For the next few days, perhaps even several, I will be writing a series of posts exploring why I love writing. I say exploring because I don’t currently know the reasons, but I will attempt to investigate the part of me that finds joy through the process I call creativity. This will be a journey of discovery for me as well as for readers out there.
I would first like to touch on a phenomenon I have experienced many times, and I am always awed and very grateful when it occurs. I call it, touching Creativity.
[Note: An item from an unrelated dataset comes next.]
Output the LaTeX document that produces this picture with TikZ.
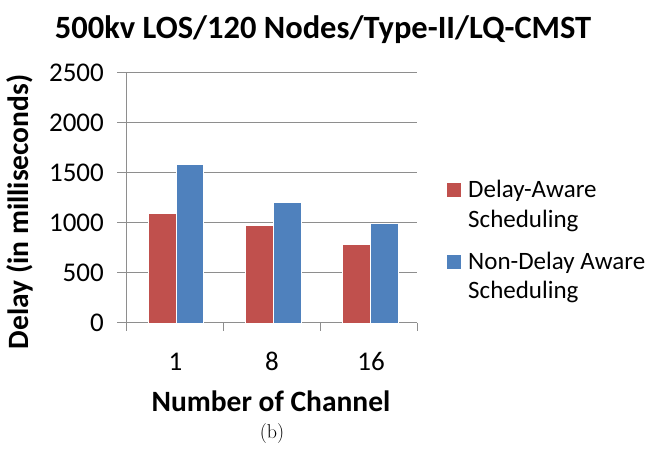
\documentclass[tikz,border=0pt]{standalone}
\usepackage{fontspec}
\newfontfamily\chartfont{Carlito}
\usetikzlibrary{positioning}
\definecolor{delayred}{HTML}{C0504D}
\definecolor{nodelayblue}{HTML}{4F81BD}
\definecolor{gridgray}{HTML}{8E8E8E}

\begin{document}
\begin{tikzpicture}[
    x=1pt, y=-1pt,
    bar/.style={draw=white, line width=0.3pt},
    gridline/.style={draw=gridgray, line width=0.9pt},
    ticklabel/.style={font=\chartfont\fontsize{27}{30}\selectfont, anchor=east, inner sep=0pt},
    catlabel/.style={font=\chartfont\fontsize{27}{30}\selectfont, inner sep=0pt},
    axislabel/.style={font=\chartfont\bfseries\fontsize{29.5}{33}\selectfont, inner sep=0pt},
    legendtext/.style={font=\chartfont\fontsize{25}{29.5}\selectfont, align=left, anchor=west, inner sep=0pt},
    legendkey/.style={minimum size=14pt, inner sep=0pt}
]
\useasboundingbox (0,0) rectangle (652,453);

% Title
\node[font=\chartfont\bfseries\fontsize{32.5}{36}\selectfont, inner sep=0pt] (title) at (323, 30) {500kv LOS/120 Nodes/Type-II/LQ-CMST};

% Grid lines and axes
\draw[gridline] (117, 72.7) -- (417, 72.7);
\draw[gridline] (117, 122.7) -- (417, 122.7);
\draw[gridline] (117, 172.7) -- (417, 172.7);
\draw[gridline] (117, 222.7) -- (417, 222.7);
\draw[gridline] (117, 272.7) -- (417, 272.7);
\draw[gridline] (117, 322.7) -- (417, 322.7);
\draw[gridline] (126.7, 72.7) -- (126.7, 331);
\draw[gridline] (223.3, 322.7) -- (223.3, 331);
\draw[gridline] (320.7, 322.7) -- (320.7, 331);
\draw[gridline] (417, 322.7) -- (417, 331);

% Bars
\filldraw[bar, fill=delayred] (147.7, 322.7) rectangle (175.7, 212.7);
\filldraw[bar, fill=nodelayblue] (175.7, 322.7) rectangle (203.3, 163.7);
\filldraw[bar, fill=delayred] (245, 322.7) rectangle (272.7, 224.7);
\filldraw[bar, fill=nodelayblue] (272.7, 322.7) rectangle (300.7, 201.7);
\filldraw[bar, fill=delayred] (342.3, 322.7) rectangle (370, 243.7);
\filldraw[bar, fill=nodelayblue] (370, 322.7) rectangle (397.7, 222.7);

% Tick labels
\node[ticklabel] (y2500) at (104, 72.7) {2500};
\node[ticklabel] (y2000) at (104, 122.7) {2000};
\node[ticklabel] (y1500) at (104, 172.7) {1500};
\node[ticklabel] (y1000) at (104, 222.7) {1000};
\node[ticklabel] (y500) at (104, 272.7) {500};
\node[ticklabel] (y0) at (104, 322.7) {0};
\node[catlabel] (x1) at (175.5, 361.7) {1};
\node[catlabel] (x8) at (272, 361.7) {8};
\node[catlabel] (x16) at (371, 361.7) {16};

% Axis titles
\node[axislabel] (xtitle) at (271, 401.7) {Number of Channel};
\node[axislabel, rotate=90] (ytitle) at (20, 212) {Delay (in milliseconds)};

% Legend
\node[legendkey, fill=delayred] (redkey) at (453.5, 190) {};
\node[legendtext] (redtext) at (468, 206) {Delay-Aware\\Scheduling};
\node[legendkey, fill=nodelayblue] (bluekey) at (453.5, 262) {};
\node[legendtext] (bluetext) at (468, 277.5) {Non-Delay Aware\\Scheduling};

% Caption
\node[font=\fontsize{20}{23}\selectfont, inner sep=0pt] (caption) at (272, 433) {(b)};

\end{tikzpicture}
\end{document}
I look at creativity as something much larger than what goes on in my head when I write. I see it as weaving through this wondrous universe, something that infiltrates all life and binds us life forms together. Some people call it God, others call it Life. I call it Creativity. When I write I feel myself open up to this force. I sometimes feel it in the room with me as I struggle over some bit of prose, as if it were something substantial hovering above me, like a muse.
When I let go of my own ego-driven thoughts and just let the words flow, this force seems to take over, to replace me and spill onto the page. At other time, it seems to draw what I need to me.
For example, last week I found that a line from a Yeat’s poem I had used in my upcoming release of Changi, I had also used the same line in my first published novel, Island Song. So, red faced, I pulled out my volume of Yeat’s works to search for different poem. Before even scanning the table of contents, I randomly opened the volume to a middle page and read the first poem – it was perfect, exactly what I was hoping for. I flipped to a different page and read another poem only to find that it was perfect as well. Coincidence? I don’t believe in chance. I believe that Creativity guided me, and the reason I have come to believe this is because it has not happened in only a few isolated circumstances. It happens often.
When it does happen, when I feel something larger than myself take over, guiding my thoughts, my fingers, a joy washes though me. I am not a religious person, don’t believe in a God, but I must say that at times these feelings seem spiritual.
There is something out there binding life together, and tapping into that force never fails to amaze and delight me. It is probably my most passionate motivation for writing.